Life for a scribe was hard before computers and typewriters. In this 12th century manuscript, minuscule 2220, (picture below) which resides in the Limonos Monastery in Lesbos, the scribe was copying and writing the Pericope of the Adulteress section of the gospel of John. In the first page you can see the end of John 7:52, ἴδε ὅτι προφήτης ἐκ τῆς Γαλιλαίας οὐκ ἐγήγερται – “see that there is no prophet risen out of Galilee.” Then next he wrote John 8:1, Ἰησοῦς δὲ ἐπορεύθη εἰς τὸ ὄρος τῶν Ἐλαιῶν – “But Jesus went to the Mount of Olives.”
Then, he realized that he had skipped John 7:53. And so he erased what he had written on the rest of the folio, and started the next folio with John 7:53, και απηλθεν εκαστος εις τον οικον αυτου “and each went to his own home.” (the Antoniades, Hodges and Farstad, Pickering reading.) The scribe thought, and I would agree, that starting on a new page was preferable to writing over erased text.

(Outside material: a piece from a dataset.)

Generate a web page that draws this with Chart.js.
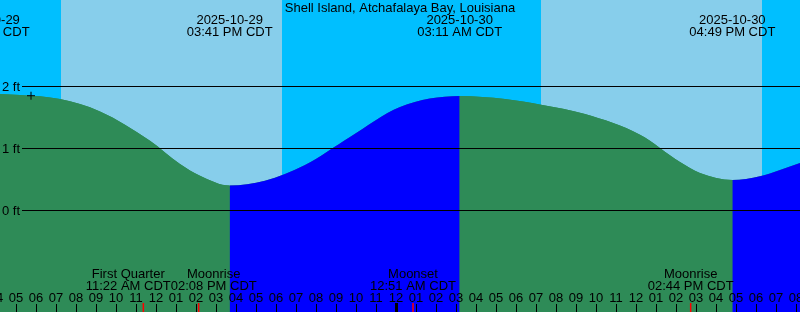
<!DOCTYPE html>
<html>
<head>
<meta charset="utf-8">
<script src="https://cdn.jsdelivr.net/npm/chart.js@4.4.1/dist/chart.umd.min.js"></script>
<style>
  body { margin: 0; background: #fff; }
  canvas { display: block; }
</style>
</head>
<body>
<canvas id="tideChart" width="800" height="312"></canvas>
<script>
// all hours are counted from 2025-10-29 00:00 CDT
const title = 'Shell Island, Atchafalaya Bay, Louisiana';

// tide curve, feet
const tideHours = [3.53, 5.2, 7.2, 9.2, 11.7, 13.2, 14.2, 15.683,
    17.45, 19.45, 21.7, 24.2, 27.183,
    29.45, 31.25, 33.45, 36.2, 38.2, 39.2, 40.817,
    42.2, 43.2, 44.2];
const tideFeet = [1.88, 1.855, 1.79, 1.59, 1.118, 0.742, 0.553, 0.395,
    0.473, 0.726, 1.177, 1.661, 1.839,
    1.79, 1.698, 1.548, 1.215, 0.774, 0.597, 0.484,
    0.544, 0.645, 0.758];

// high / low labels
const extremeHours = [3.53, 15.683, 27.183, 40.817];
const extremeDates = ['2025-10-29', '2025-10-29', '2025-10-30', '2025-10-30'];
const extremeTimes = ['03:32 AM CDT', '03:41 PM CDT', '03:11 AM CDT', '04:49 PM CDT'];

// daylight
const sunriseHours = [7.25, 31.25];
const sunsetHours = [18.3, 42.3];

// moon events
const moonHours = [11.367, 14.133, 24.85, 38.733];
const moonNames = ['First Quarter', 'Moonrise', 'Moonset', 'Moonrise'];
const moonTimes = ['11:22 AM CDT', '02:08 PM CDT', '12:51 AM CDT', '02:44 PM CDT'];

const footTicks = [0, 1, 2];
const markHours = [5.75];
const markFeet = [1.843];

const FONT = '13px "Liberation Sans", Arial, sans-serif';
const FALLING = '#2e8b57';
const RISING = '#0000ff';

function hourLabel(h) {
    let v = h % 12;
    if (v === 0) v = 12;
    return (v < 10 ? '0' : '') + v;
}

const tideDecor = {
    id: 'tideDecor',
    beforeDatasetsDraw(chart) {
        const { ctx, chartArea: a, scales: { x } } = chart;
        ctx.save();
        ctx.fillStyle = '#00bfff';
        ctx.fillRect(a.left, a.top, a.width, a.height);
        ctx.fillStyle = '#87ceeb';
        sunriseHours.forEach((r, i) => {
            const x0 = x.getPixelForValue(r);
            const x1 = x.getPixelForValue(sunsetHours[i]);
            ctx.fillRect(x0, a.top, x1 - x0, a.height);
        });
        ctx.restore();
    },
    afterDatasetsDraw(chart) {
        const { ctx, chartArea: a, scales: { x, y } } = chart;
        ctx.save();
        ctx.font = FONT;
        ctx.fillStyle = '#000';
        ctx.textBaseline = 'alphabetic';

        // height lines
        footTicks.forEach(v => {
            const py = Math.round(y.getPixelForValue(v));
            ctx.fillRect(22, py, a.right - 22, 1);
            ctx.textAlign = 'left';
            ctx.fillText(v + ' ft', 2, py + 5);
        });

        ctx.textAlign = 'center';
        ctx.fillText(title, 400, 12);

        extremeHours.forEach((h, i) => {
            const px = x.getPixelForValue(h);
            ctx.fillText(extremeDates[i], px, 24);
            ctx.fillText(extremeTimes[i], px, 36);
        });

        // hour ticks
        for (let h = Math.floor(x.min); h <= Math.ceil(x.max); h++) {
            const px = x.getPixelForValue(h);
            ctx.fillText(hourLabel(h), px, 302);
            if (h % 24 === 0) {
                ctx.fillRect(Math.round(px) - 1, 303, 3, 9);
            } else {
                ctx.fillRect(Math.round(px), 304, 1, 8);
            }
        }

        // moon events, labels pushed apart when they overlap
        const centers = moonHours.map(h => x.getPixelForValue(h));
        const widths = moonNames.map((n, i) => Math.max(ctx.measureText(n).width, ctx.measureText(moonTimes[i]).width));
        for (let i = 0; i < centers.length - 1; i++) {
            const over = (centers[i] + widths[i] / 2) - (centers[i + 1] - widths[i + 1] / 2);
            if (over > 0) {
                centers[i] -= over / 2;
                centers[i + 1] += over / 2;
            }
        }
        moonHours.forEach((h, i) => {
            const px = x.getPixelForValue(h);
            ctx.fillStyle = '#ff0000';
            ctx.fillRect(px - 0.75, 303, 1.5, 9);
            ctx.fillStyle = '#000';
            ctx.fillText(moonNames[i], centers[i], 278);
            ctx.fillText(moonTimes[i], centers[i], 290);
        });
        ctx.restore();
    }
};

const tidePoints = tideHours.map((h, i) => ({ x: h, y: tideFeet[i] }));

const tideChart = new Chart(document.getElementById('tideChart'), {
    type: 'line',
    data: {
        datasets: [{
            data: markHours.map((h, i) => ({ x: h, y: markFeet[i] })),
            showLine: false,
            pointStyle: 'cross',
            pointRadius: 4,
            pointBorderWidth: 1,
            pointBorderColor: '#000',
            pointBackgroundColor: '#000'
        }, {
            // rising / falling colouring
            data: tidePoints,
            fill: 'start',
            borderWidth: 0,
            borderColor: 'rgba(0,0,0,0)',
            backgroundColor: FALLING,
            pointRadius: 0,
            cubicInterpolationMode: 'monotone',
            segment: {
                backgroundColor: c => c.p1.parsed.y > c.p0.parsed.y ? RISING : FALLING
            }
        }, {
            // plain underlay so no seam shows where the colour changes
            data: tidePoints,
            fill: 'start',
            borderWidth: 0,
            borderColor: 'rgba(0,0,0,0)',
            backgroundColor: FALLING,
            pointRadius: 0,
            cubicInterpolationMode: 'monotone'
        }]
    },
    options: {
        responsive: false,
        animation: false,
        layout: { padding: 0, autoPadding: false },
        plugins: { legend: { display: false }, tooltip: { enabled: false } },
        scales: {
            x: { type: 'linear', min: 4.2, max: 44.2, display: false },
            y: { min: -102 / 62, max: 210 / 62, display: false }
        }
    },
    plugins: [tideDecor]
});
</script>
</body>
</html>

Now why did he skip John 7:53 in the first place? Some other MSS did also, some of them clearly because of homoioteleuton or homoioarcton. Because 7:53 is each departing to their own home, and 8:1 is Jesus departing to the Mount of Olives. Scribes skipped from επορευθη to επορευθη, or from απηλθεν to απηλθεν. In the case of GA 2220 here, he could have had more than one exemplar, and one had επορευθη and another had απηλθεν. Manuscripts 295 and 2411 also skip 7:53, 2411 from επορευθη to επορευθη.